The Ministry at Evangel Hall is a “meal” like Jesus’ Feast of Loaves and Fishes. Presbyterians all over Canada give what amounts to a loaf or a fish to Presbyterians Sharing and it’s funnelled through to Evangel Hall to where it becomes a feast of abundance of sustenance for people in some really challenging situations and their lives are changed. The people who come to Evangel Hall if they keep coming back and take full advantage of what’s offered there, they will get a taste of salvation now in the Kingdom of God that manifests wherever Jesus is.

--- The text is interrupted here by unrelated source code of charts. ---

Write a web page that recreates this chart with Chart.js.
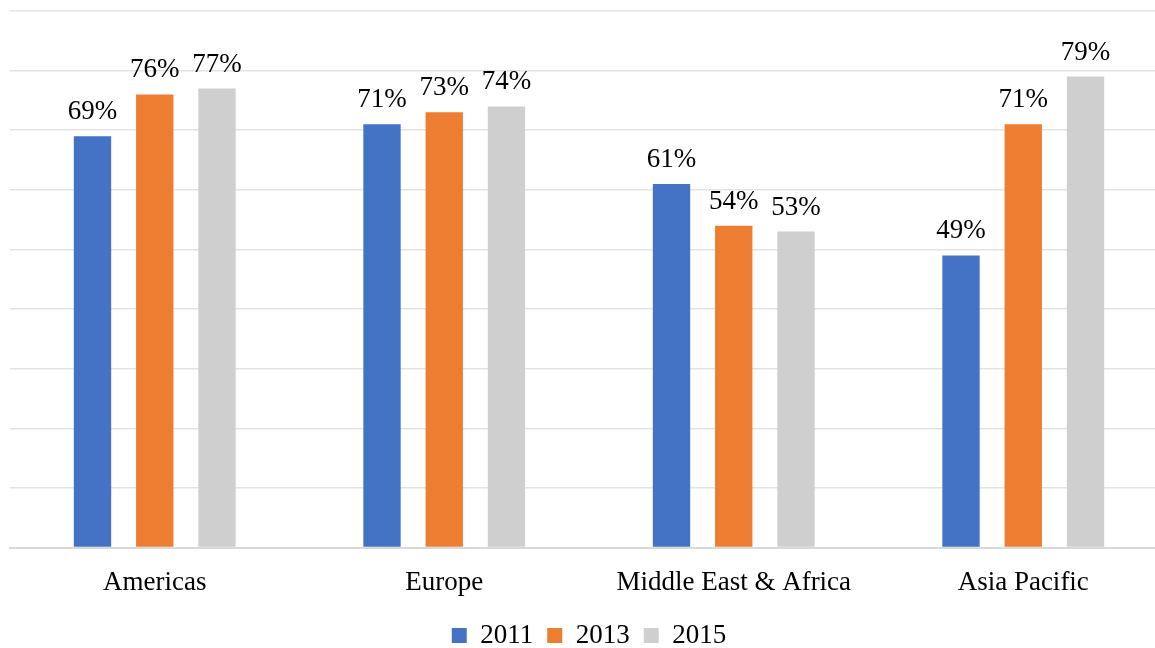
<!DOCTYPE html>
<html>
<head>
<meta charset="utf-8">
<script src="https://cdn.jsdelivr.net/npm/chart.js@4"></script>
<style>
  html, body { margin: 0; padding: 0; background: #fff; overflow: hidden; }
  #wrap { width: 1168px; height: 648px; position: relative; }
</style>
</head>
<body>
<div id="wrap"><canvas id="regionChart"></canvas></div>
<script>
const regions = ["Americas", "Europe", "Middle East & Africa", "Asia Pacific"];
const years = ["2011", "2013", "2015"];
const values2011 = [69, 71, 61, 49];
const values2013 = [76, 73, 54, 71];
const values2015 = [77, 74, 53, 79];
const yearColors = ["#4472C4", "#ED7D31", "#D0CFCF"];

const serif = "'Liberation Serif', 'Times New Roman', serif";

// draws the percentage above each bar
const barValueLabels = {
  id: "barValueLabels",
  afterDatasetsDraw(chart) {
    const ctx = chart.ctx;
    ctx.save();
    ctx.font = "27px " + serif;
    ctx.fillStyle = "#000";
    ctx.textAlign = "center";
    ctx.textBaseline = "alphabetic";
    chart.data.datasets.forEach((ds, i) => {
      const meta = chart.getDatasetMeta(i);
      meta.data.forEach((bar, j) => {
        ctx.fillText(ds.data[j] + "%", bar.x, bar.y - 17);
      });
    });
    ctx.restore();
  }
};

const ctx = document.getElementById("regionChart").getContext("2d");

new Chart(ctx, {
  type: "bar",
  data: {
    labels: regions,
    datasets: [
      { label: years[0], data: values2011, backgroundColor: yearColors[0] },
      { label: years[1], data: values2013, backgroundColor: yearColors[1] },
      { label: years[2], data: values2015, backgroundColor: yearColors[2] },
    ],
  },
  options: {
    responsive: true,
    maintainAspectRatio: false,
    animation: false,
    categoryPercentage: 0.645,
    barPercentage: 0.6,
    // negative bottom padding pulls the legend closer to the bottom edge
    layout: { padding: { left: 10, right: 0, top: 11, bottom: -11 } },
    scales: {
      x: {
        grid: { display: false },
        border: { color: "#D9D9D9", width: 2 },
        ticks: { color: "#000", font: { family: serif, size: 27 }, padding: 11 },
        afterFit(scale) { scale.height -= 2; },
      },
      y: {
        min: 0,
        max: 90,
        ticks: { display: false, stepSize: 10 },
        grid: { color: "#E3E3E3", lineWidth: 1.5, drawTicks: false },
        border: { display: false },
      },
    },
    plugins: {
      legend: {
        position: "bottom",
        labels: {
          color: "#000",
          font: { family: serif, size: 27 },
          boxWidth: 15,
          boxHeight: 15,
          padding: 14,
        },
      },
      tooltip: { enabled: false },
    },
  },
  plugins: [barValueLabels],
});
</script>
</body>
</html>
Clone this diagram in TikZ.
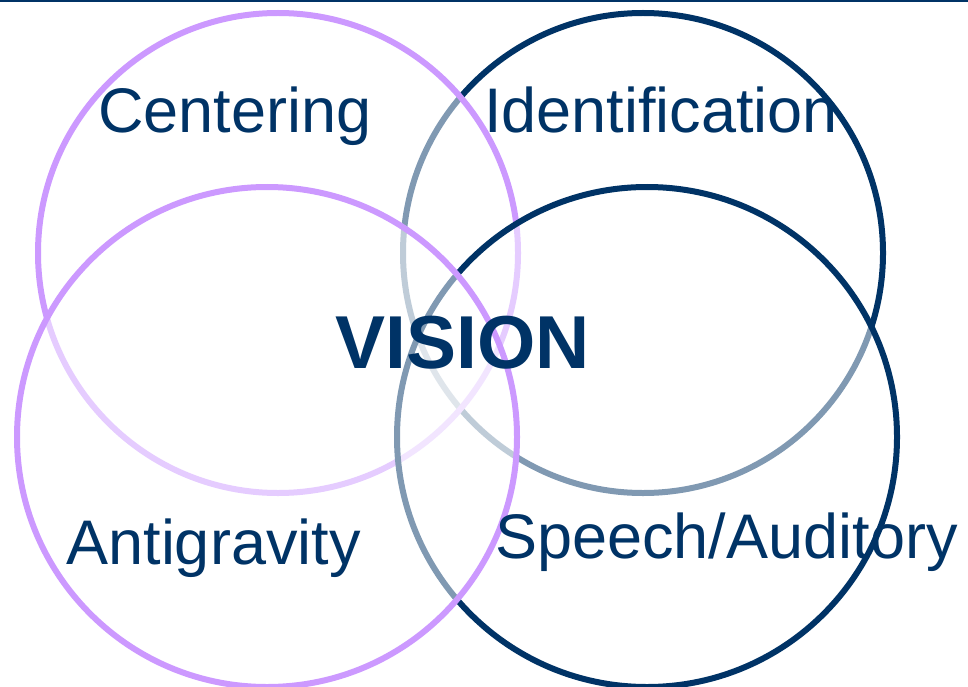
\documentclass[tikz,border=0pt]{standalone}
\usepackage{fontspec}
\setmainfont{Liberation Sans}
\definecolor{navy}{HTML}{003366}
\definecolor{lilac}{HTML}{CC99FF}
\begin{document}
\begin{tikzpicture}[x=1pt,y=-1pt,
  ring/.style={line width=6pt, fill=white, fill opacity=0.5, draw opacity=1},
  lbl/.style={text=navy, inner sep=0pt, anchor=base, font=\fontsize{63}{70}\selectfont},
  big/.style={text=navy, inner sep=0pt, anchor=base, font=\fontsize{75}{80}\selectfont\bfseries}]
\useasboundingbox (0,0) rectangle (968,687);
\draw[navy, line width=2pt] (0,1) -- (968,1);
% circles, in stacking order
\draw[ring, draw=navy]  (643,253) circle[radius=240];
\draw[ring, draw=lilac] (278,253) circle[radius=240];
\draw[ring, draw=navy]  (647,437) circle[radius=250];
\draw[ring, draw=lilac] (267,437) circle[radius=250];
% labels
\node[lbl] (cent) at (235,133) {Centering};
\node[lbl] (iden) at (661,133) {Identification};
\node[lbl] (anti) at (213.5,564) {Antigravity};
\node[lbl] (spee) at (726.5,558) {Speech/Auditory};
\node[big] (vis) at (462.5,368) {VISION};
\end{tikzpicture}
\end{document}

This is World Communion Sunday. Churches all over the world are sharing this meal that speaks loudly of who we are as the church of Jesus Christ and what our mission is in the world. This bread is his body given for us. This juice is his blood shed for the forgiveness or our sin. This meal demonstrates the way of unconditional love, wasteful, sacrificial unconditional love. This meal says he is with us and by the presence of the Holy Spirit he is indeed here with us. It’s a little meal that doesn’t solve the world’s problems or sate our hunger in the present. It points to the future when Jesus will return and put out the “feast” – put the world to rights. It’s a little bit of nourishment to our bodies that shows us how we, the Body of Christ, are to be in the world. We are not to court power. That will take away our prophetic voice. We are to share this “meal” little by little, through little acts of wasteful, sacrificial unconditional love give whenever, wherever, however we can as Jesus leads us through the voice of the Holy Spirit so that Jesus may be seen and felt as his kingdom becomes visible through these small, tangible, life changing ways until he comes. Amen.